Donnerstag, 9. April 2015

L24 - Luftschiff





Luftschiff. Tolle Illustration, tolles Thema. Ich wäre um ein Haar mal mit so einem Ding geflogen. Ich hatte mit acht oder neun Jahren an einem Preisausschreiben teilgenommen. Der Hauptgewinner wurde auf einem Bierfest gezogen. Und das war ich. Ich durfte mit dem Wicküler-Luftschiff fliegen. Und dann? Ich habe Schiß bekommen und stattdessen lieber den Trostpreis genommen, ein Gesellschaftsspiel. Die anderen Zuschauer haben mich ausgelacht. Ich Trottel. Ich wäre der einzige aus meiner Klasse gewesen, der jemals Zeppelin gefahren wäre. Ach, Klasse. Der einzige von der Schule! Aus dem Stadtbezirk!



Besonders verdient gemacht um den Luftschiffbau hat sich die Firma Zeppelin, so daß der Firmenname zum Synonym für Luftschiffe geworden ist. Es wurden LZ 1 bis LZ 131 gebaut bis zum Anfang des Zweiten Weltkriegs. Die Füllung von Luftschiffen nennt man Traggas.
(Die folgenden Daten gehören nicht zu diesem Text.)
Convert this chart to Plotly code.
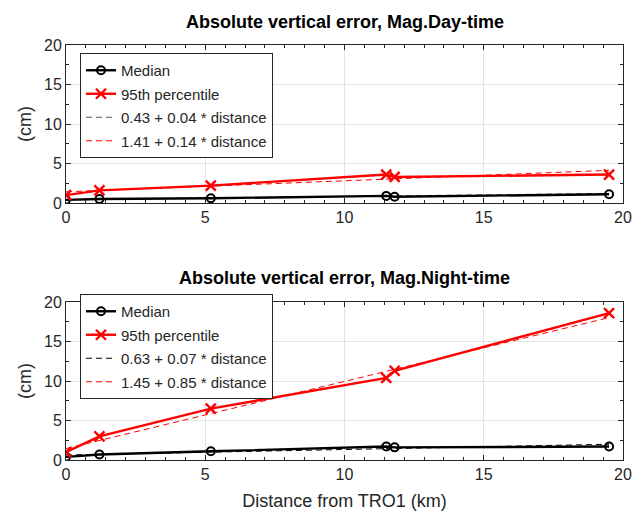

Zuerst hat man Wasserstoff genommen. Das ist schön leicht und einfach herzustellen, hat aber einen klitzekleinen Nachteil: es ist leicht entzündlich. Das mußten auch die Passagiere der LZ 129 Hindenburg am 6. Mai 1937 feststellen. Es war die Mutter aller Luftschiffunglücke. Erst letztes Jahr ist mit 92 Jahren der letzte Überlebende gestorben, der ehemalige Kabinenjunge Werner Franz. Er war aus dem Fenster gesprungen und blieb zwar unverletzt, aber laut Wikipedia ein Leben lang traumatisiert.
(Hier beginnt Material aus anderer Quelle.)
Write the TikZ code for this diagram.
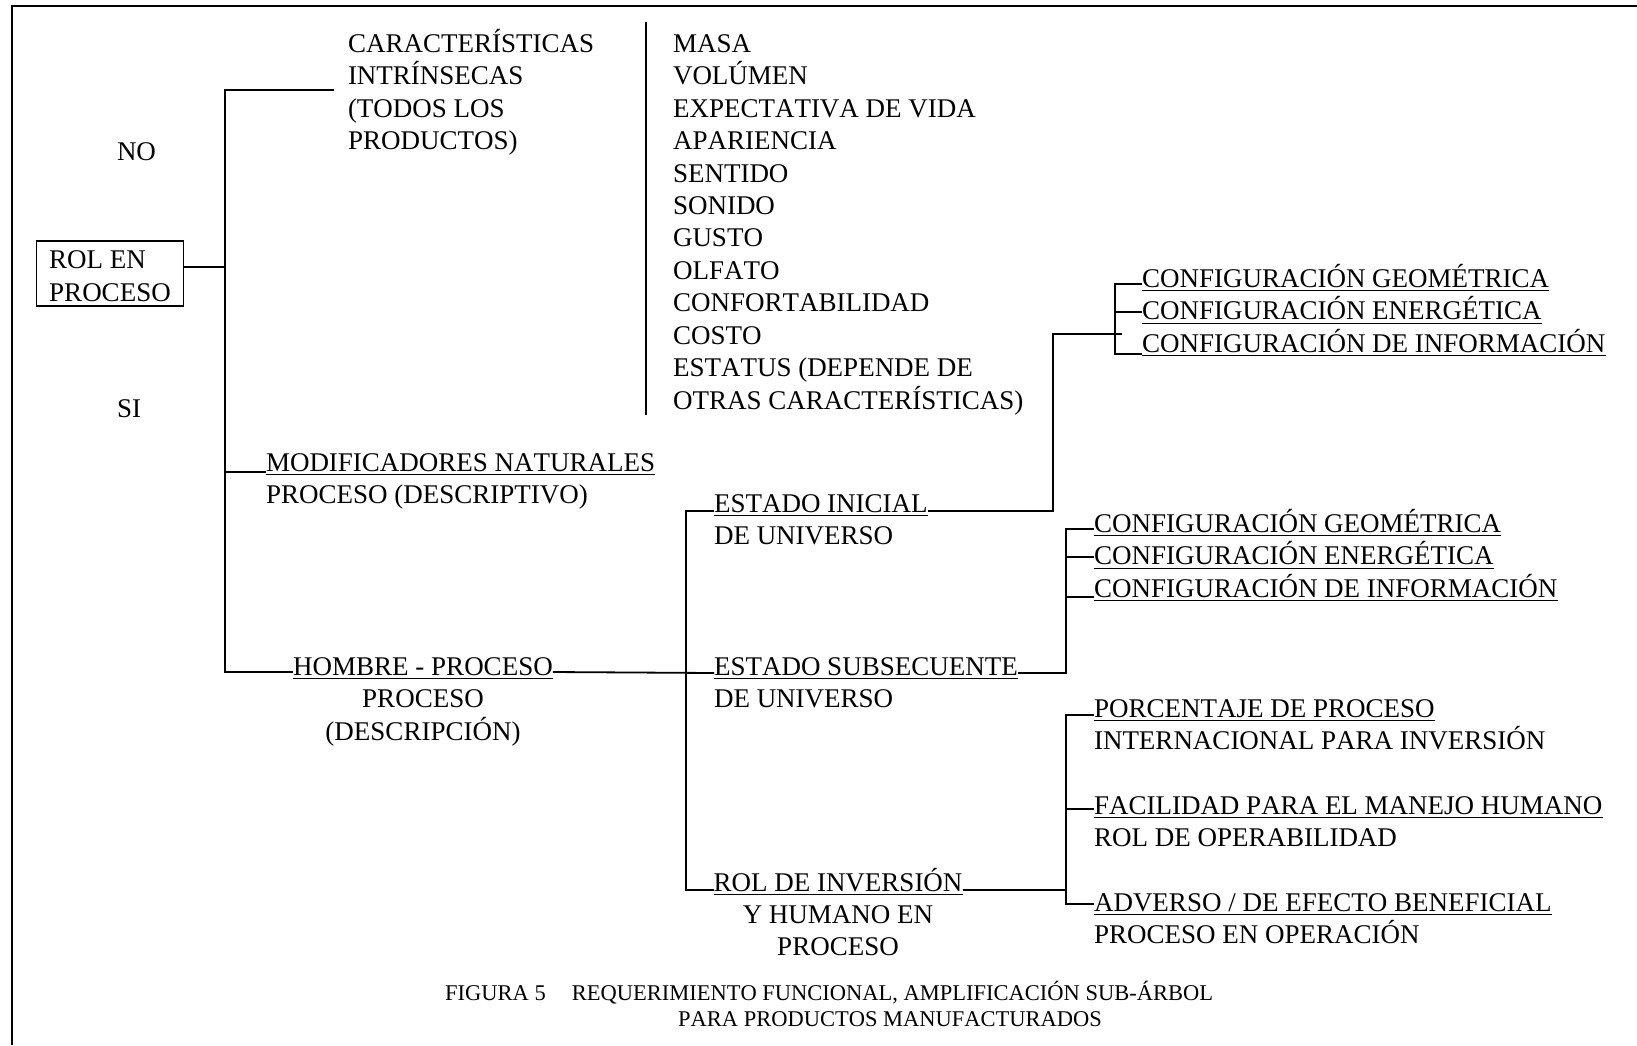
\documentclass[tikz,border=0pt]{standalone}
\usepackage{fontspec}
\setmainfont{Liberation Serif}[Kerning=Off]
% underlined text: a rule 3pt below the baseline, as wide as the text
\newsavebox\undlbox
\newcommand{\undl}[1]{\sbox\undlbox{#1}\rlap{\rule[-4.3pt]{\wd\undlbox}{1.3pt}}\usebox\undlbox}
% multi-line labels whose baseline is that of their first line
\newcommand{\llines}[1]{\begin{tabular}[t]{@{}l@{}}#1\end{tabular}}
\newcommand{\clines}[1]{\begin{tabular}[t]{@{}c@{}}#1\end{tabular}}
\begin{document}
\begin{tikzpicture}[x=1pt,y=-1pt,
  lbl/.style={inner sep=0pt, outer sep=0pt, anchor=base west,
    font=\fontsize{27}{32.4}\selectfont},
  lblc/.style={lbl, anchor=base},
  wire/.style={line width=1.8pt, line join=miter},
  frame/.style={line width=2.4pt},
]
\useasboundingbox (0,0) rectangle (1637,1045);
\fill[white] (0,0) rectangle (1637,1045);

% outer frame (only top and left edges fall inside the page)
\draw[frame] (12,1045) -- (12,6) -- (1637,6);

% root
\node[draw, line width=1.8pt, minimum width=147pt, minimum height=65pt,
  inner sep=0pt, align=left, text height=55.6pt, text depth=0pt,
  font=\fontsize{27}{32.4}\selectfont]
  (rol) at (110,273.5) {ROL EN\\PROCESO};
\node[lbl] (no) at (117,160) {NO};
\node[lbl] (si) at (117,417) {SI};

% first level
\node[lbl] (car) at (348,52) {\llines{CARACTERÍSTICAS\\INTRÍNSECAS\\(TODOS LOS\\PRODUCTOS)}};
\node[lbl] (list) at (673,52) {\llines{MASA\\VOLÚMEN\\EXPECTATIVA DE VIDA\\APARIENCIA\\SENTIDO\\SONIDO\\GUSTO\\OLFATO\\CONFORTABILIDAD\\COSTO\\ESTATUS (DEPENDE DE\\OTRAS CARACTERÍSTICAS)}};
\node[lbl] (mod) at (266,471) {\llines{\undl{MODIFICADORES NATURALES}\\PROCESO (DESCRIPTIVO)}};
\node[lblc] (hom) at (423,675) {\clines{\undl{HOMBRE - PROCESO}\\PROCESO\\(DESCRIPCIÓN)}};

% second level
\node[lbl] (ei) at (714,512) {\llines{\undl{ESTADO INICIAL}\\DE UNIVERSO}};
\node[lbl] (es) at (714,675) {\llines{\undl{ESTADO SUBSECUENTE}\\DE UNIVERSO}};
\node[lblc] (ri) at (838,891) {\clines{\undl{ROL DE INVERSIÓN}\\Y HUMANO EN\\PROCESO}};

% third level
\node[lbl] (g1a) at (1142,287) {\undl{CONFIGURACIÓN GEOMÉTRICA}};
\node[lbl] (g1b) at (1142,319.5) {\undl{CONFIGURACIÓN ENERGÉTICA}};
\node[lbl] (g1c) at (1142,352) {\undl{CONFIGURACIÓN DE INFORMACIÓN}};
\node[lbl] (g2a) at (1094,532) {\undl{CONFIGURACIÓN GEOMÉTRICA}};
\node[lbl] (g2b) at (1094,564.5) {\undl{CONFIGURACIÓN ENERGÉTICA}};
\node[lbl] (g2c) at (1094,597) {\undl{CONFIGURACIÓN DE INFORMACIÓN}};
\node[lbl] (p1) at (1094,717) {\llines{\undl{PORCENTAJE DE PROCESO}\\INTERNACIONAL PARA INVERSIÓN}};
\node[lbl] (p2) at (1094,814) {\llines{\undl{FACILIDAD PARA EL MANEJO HUMANO}\\ROL DE OPERABILIDAD}};
\node[lbl] (p3) at (1094,911) {\llines{\undl{ADVERSO / DE EFECTO BENEFICIAL}\\PROCESO EN OPERACIÓN}};

% caption
\node[inner sep=0pt, anchor=base west, font=\fontsize{22.5}{26}\selectfont] (cap) at (445,1000)
  {\llines{FIGURA 5\hspace{26pt}REQUERIMIENTO FUNCIONAL, AMPLIFICACIÓN SUB-ÁRBOL\\
   \hspace*{233pt}PARA PRODUCTOS MANUFACTURADOS}};

% separator between the heading and its list
\coordinate (sept) at (646,22);
\coordinate (sepb) at (646,415);
\draw[line width=1.5pt] (sept) -- (sepb);

% junction points
\coordinate (t1) at (225,267);
\coordinate (carend) at (334,90);
\coordinate (t2) at (686,0);
\coordinate (k1) at (1053,334);
\coordinate (k1e) at (1122,334);
\coordinate (b1) at (1115,0);
\coordinate (b2) at (1066,0);

% stub points on the labels
\coordinate (modw) at ([yshift=-1pt]mod.base west);
\coordinate (homw) at ([yshift=3pt]hom.base west);
\coordinate (home) at ([yshift=3pt]hom.base east);
\coordinate (esw) at ([yshift=2pt]es.base west);
\coordinate (ese) at ([yshift=2pt]es.base east);
\coordinate (eiw) at ([yshift=1pt]ei.base west);
\coordinate (eie) at ([yshift=1pt]ei.base east);
\coordinate (riw) at ([yshift=1pt]ri.base west);
\coordinate (rie) at ([yshift=1pt]ri.base east);
\coordinate (g1s) at ([yshift=3pt]g1a.base west);
\coordinate (g1m) at ([yshift=7.5pt]g1b.base west);
\coordinate (g1e) at ([yshift=-2pt]g1c.base west);
\coordinate (g2s) at ([yshift=3pt]g2a.base west);
\coordinate (g2m) at ([yshift=7.5pt]g2b.base west);
\coordinate (g2e) at (g2c.base west);
\coordinate (p1s) at ([yshift=2pt]p1.base west);
\coordinate (p2s) at ([yshift=5pt]p2.base west);
\coordinate (p3s) at ([yshift=7pt]p3.base west);

% root trunk
\draw[wire] (rol.east |- t1) -- (t1);
\draw[wire] (carend) -- (carend -| t1) -- (t1 |- homw) -- (homw);
\draw[wire] (t1 |- modw) -- (modw);

% HOMBRE - PROCESO branch
\draw[wire] (home) -- (esw);
\draw[wire] (eiw) -- (t2 |- eiw) -- (t2 |- riw) -- (riw);

% initial state configurations
\draw[wire] (eie) -| (k1) -- (k1e);
\draw[wire] (g1s) -- (b1 |- g1s) -- (b1 |- g1e) -- (g1e);
\draw[wire] (b1 |- g1m) -- (g1m);

% subsequent state configurations
\draw[wire] (ese) -- (b2 |- ese) -- (b2 |- g2s) -- (g2s);
\draw[wire] (b2 |- g2m) -- (g2m);
\draw[wire] (b2 |- g2e) -- (g2e);

% investment role branches
\draw[wire] (rie) -- (b2 |- rie);
\draw[wire] (p1s) -- (b2 |- p1s) -- (b2 |- p3s) -- (p3s);
\draw[wire] (b2 |- p2s) -- (p2s);
\end{tikzpicture}
\end{document}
Ein Leben lang traumatisiert. Ja, da sieht man es ja. Es war wahrscheinlich klug und umsichtig von mir, damals nicht den Luftschiff-Flug mitzumachen, habe ich mir oft eingeredet. Brennendes Traggas etc. . Das Trost-Brettspiel war übrigens ziemlich doof. Man mußte mit kleinen Eisengußzeppelinen durch Nordrhein-Westfalen fliegen und dabei Plastikscheiben einsammeln.
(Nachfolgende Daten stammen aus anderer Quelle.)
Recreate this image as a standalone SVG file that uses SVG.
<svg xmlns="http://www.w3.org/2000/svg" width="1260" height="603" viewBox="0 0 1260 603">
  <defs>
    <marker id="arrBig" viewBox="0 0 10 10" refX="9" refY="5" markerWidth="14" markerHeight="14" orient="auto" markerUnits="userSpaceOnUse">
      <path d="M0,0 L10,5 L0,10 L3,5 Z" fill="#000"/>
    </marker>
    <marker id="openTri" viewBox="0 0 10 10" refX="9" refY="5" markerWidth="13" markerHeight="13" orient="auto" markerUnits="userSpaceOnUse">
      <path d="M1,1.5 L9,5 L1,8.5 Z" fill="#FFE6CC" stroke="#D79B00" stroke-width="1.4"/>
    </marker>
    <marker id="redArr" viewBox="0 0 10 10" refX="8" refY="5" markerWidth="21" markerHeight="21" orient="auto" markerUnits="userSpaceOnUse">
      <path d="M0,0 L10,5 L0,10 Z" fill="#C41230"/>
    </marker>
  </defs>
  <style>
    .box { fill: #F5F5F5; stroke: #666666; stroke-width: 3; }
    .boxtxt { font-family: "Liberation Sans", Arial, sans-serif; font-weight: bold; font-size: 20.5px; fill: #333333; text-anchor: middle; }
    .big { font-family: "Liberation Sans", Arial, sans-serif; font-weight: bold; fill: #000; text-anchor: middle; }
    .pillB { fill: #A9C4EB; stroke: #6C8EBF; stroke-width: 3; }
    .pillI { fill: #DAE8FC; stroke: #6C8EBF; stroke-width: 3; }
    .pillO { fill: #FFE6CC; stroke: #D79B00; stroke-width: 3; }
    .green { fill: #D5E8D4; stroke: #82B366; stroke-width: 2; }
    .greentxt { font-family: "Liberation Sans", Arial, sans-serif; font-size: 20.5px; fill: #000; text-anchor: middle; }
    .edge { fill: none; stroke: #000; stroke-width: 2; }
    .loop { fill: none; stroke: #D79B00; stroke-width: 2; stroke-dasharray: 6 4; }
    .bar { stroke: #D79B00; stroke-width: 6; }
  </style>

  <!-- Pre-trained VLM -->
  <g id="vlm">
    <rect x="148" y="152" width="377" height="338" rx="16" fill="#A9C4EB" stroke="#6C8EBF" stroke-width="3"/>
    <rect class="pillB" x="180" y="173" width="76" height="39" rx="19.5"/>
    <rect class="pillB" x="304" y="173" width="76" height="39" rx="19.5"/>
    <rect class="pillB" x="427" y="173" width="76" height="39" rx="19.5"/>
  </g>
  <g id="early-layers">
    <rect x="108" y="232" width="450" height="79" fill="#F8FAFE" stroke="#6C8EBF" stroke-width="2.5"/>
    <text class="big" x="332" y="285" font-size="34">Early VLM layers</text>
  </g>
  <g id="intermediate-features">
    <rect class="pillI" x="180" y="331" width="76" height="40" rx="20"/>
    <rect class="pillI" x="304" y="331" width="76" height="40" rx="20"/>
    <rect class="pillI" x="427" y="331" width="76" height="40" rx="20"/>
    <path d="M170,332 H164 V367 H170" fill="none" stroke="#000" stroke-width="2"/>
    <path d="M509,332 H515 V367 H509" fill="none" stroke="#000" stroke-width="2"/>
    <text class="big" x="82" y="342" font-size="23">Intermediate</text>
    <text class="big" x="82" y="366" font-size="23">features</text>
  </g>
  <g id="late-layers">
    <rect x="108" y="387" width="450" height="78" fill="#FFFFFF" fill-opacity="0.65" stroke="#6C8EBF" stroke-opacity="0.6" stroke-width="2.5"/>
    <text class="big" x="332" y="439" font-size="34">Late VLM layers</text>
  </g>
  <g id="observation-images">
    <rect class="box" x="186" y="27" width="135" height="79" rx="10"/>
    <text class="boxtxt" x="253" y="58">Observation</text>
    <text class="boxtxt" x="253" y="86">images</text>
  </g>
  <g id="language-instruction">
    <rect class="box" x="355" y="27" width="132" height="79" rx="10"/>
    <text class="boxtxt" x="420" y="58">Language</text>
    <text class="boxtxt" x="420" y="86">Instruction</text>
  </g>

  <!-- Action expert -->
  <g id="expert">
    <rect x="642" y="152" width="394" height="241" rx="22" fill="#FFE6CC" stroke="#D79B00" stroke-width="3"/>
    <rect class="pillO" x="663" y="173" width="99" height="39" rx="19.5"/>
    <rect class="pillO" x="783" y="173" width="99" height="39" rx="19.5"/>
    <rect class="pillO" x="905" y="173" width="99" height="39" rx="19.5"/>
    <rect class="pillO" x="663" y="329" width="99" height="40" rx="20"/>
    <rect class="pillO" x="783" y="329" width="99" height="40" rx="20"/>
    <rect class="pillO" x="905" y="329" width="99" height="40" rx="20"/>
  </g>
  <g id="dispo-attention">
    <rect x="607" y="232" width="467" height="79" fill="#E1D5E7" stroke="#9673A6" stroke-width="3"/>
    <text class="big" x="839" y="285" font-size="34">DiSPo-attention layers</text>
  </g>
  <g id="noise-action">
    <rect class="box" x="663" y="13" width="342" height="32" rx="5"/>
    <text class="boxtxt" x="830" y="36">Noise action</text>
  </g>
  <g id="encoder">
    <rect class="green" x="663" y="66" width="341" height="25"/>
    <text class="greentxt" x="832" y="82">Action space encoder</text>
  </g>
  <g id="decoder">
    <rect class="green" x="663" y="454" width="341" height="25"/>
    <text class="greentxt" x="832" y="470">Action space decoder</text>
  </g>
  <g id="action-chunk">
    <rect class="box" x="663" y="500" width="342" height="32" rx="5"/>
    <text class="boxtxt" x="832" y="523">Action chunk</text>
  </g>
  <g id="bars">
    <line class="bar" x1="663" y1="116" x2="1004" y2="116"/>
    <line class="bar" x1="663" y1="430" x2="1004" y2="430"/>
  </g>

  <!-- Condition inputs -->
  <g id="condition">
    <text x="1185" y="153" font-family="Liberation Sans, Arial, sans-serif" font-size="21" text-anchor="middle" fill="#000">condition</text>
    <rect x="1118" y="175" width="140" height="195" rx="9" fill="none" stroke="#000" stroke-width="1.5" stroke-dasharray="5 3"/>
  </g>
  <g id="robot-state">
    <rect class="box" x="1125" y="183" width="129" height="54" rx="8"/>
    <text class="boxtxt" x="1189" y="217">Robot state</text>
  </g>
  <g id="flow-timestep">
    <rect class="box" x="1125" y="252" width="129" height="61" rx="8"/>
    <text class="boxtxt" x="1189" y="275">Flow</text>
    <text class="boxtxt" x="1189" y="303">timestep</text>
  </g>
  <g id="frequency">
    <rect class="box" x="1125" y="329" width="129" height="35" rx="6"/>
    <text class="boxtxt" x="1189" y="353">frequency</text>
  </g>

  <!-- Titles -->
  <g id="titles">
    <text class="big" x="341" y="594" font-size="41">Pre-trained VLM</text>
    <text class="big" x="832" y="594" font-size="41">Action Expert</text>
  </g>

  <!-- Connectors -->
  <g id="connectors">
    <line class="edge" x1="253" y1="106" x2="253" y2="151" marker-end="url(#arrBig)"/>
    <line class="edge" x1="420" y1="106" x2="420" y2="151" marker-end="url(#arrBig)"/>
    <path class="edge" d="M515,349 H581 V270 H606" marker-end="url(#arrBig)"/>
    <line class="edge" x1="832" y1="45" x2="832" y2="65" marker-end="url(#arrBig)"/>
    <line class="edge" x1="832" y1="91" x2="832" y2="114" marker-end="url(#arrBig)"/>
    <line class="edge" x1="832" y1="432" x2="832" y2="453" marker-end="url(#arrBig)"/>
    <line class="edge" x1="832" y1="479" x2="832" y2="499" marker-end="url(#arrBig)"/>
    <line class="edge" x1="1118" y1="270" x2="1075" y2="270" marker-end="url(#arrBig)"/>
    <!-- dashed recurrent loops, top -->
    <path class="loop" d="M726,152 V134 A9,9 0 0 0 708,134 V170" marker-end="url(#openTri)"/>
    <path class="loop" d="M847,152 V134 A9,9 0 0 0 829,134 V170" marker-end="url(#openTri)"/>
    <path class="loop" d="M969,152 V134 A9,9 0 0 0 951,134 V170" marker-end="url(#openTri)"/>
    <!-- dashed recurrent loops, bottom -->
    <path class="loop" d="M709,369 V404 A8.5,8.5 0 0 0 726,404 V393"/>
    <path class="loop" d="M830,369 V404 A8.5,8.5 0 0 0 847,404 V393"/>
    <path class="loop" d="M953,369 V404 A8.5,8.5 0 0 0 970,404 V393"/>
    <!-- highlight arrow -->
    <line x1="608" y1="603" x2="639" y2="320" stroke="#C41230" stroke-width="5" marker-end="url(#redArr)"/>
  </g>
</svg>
Der Luftschiffergruß ist „Glück ab“, also das Gegenteil des Bergmanngrußes „Glück auf“, was natürlich völlig logisch ist, weil der eine will ja heil auf, der andere heil ab. 368 Postsendungen haben übrigens das Hindenburg Unglück überstanden und sind unter Philatelisten Unsummen wert, gerade wenn sie etwas angekokelt sind. Dieses Teilgebiet nennt sich übrigens „Aerophilatelie“. Aerophilatelisten sind Leute, die nicht fliegen, wenn sie könnten, sondern lieber eine Briefmarke haben wollen oder ein Brettspiel. Und jedesmal, wenn ich ein Wickülerbier trinke (was nicht allzu oft vorkommt), spüre ich den kleinen Stich meines damaligen Zeppelinversagens. Vielleicht hätte mich der Flug damals völlig verändert. Ich wäre Elitepilot geworden. Oder hätte Düsenluftschiffe erfunden. Und würde jetzt hier nicht sitzen mit einer Flasche Wicküler für 69 Cent. Es wäre deutlich übertrieben, daß ich ebenfalls lebenslang traumatisiert bin wie Werner Franz, aber trotzdem.



Ist Euch mal auf Baggern und Baumaschinen die Aufschrift „Zeppelin“ aufgefallen? „Zeppelin Baumaschinen“ ist tatsächlich die Nachfolgefirma von „Zeppelin Zeppeline“. Seltsam eigentlich, von den eleganten Zeppelinen auf unförmige Bagger umzusteigen. Das wäre ungefähr so, als würde man sich mit dem Geld der erfolgreichen Ballettkarriere einen Schlachthof kaufen: „Semionova Koteletts“. Aber ein bißchen Luftschiff-DNA steckt damit in jedem Zeppelinbagger. Ein klein wenig Schwerelosigkeit, Eleganz und Schweben. Achtet mal drauf, wenn sie abends auf den Baustellen stehen, ihre Schaufel gedreht in den Sonnenuntergang.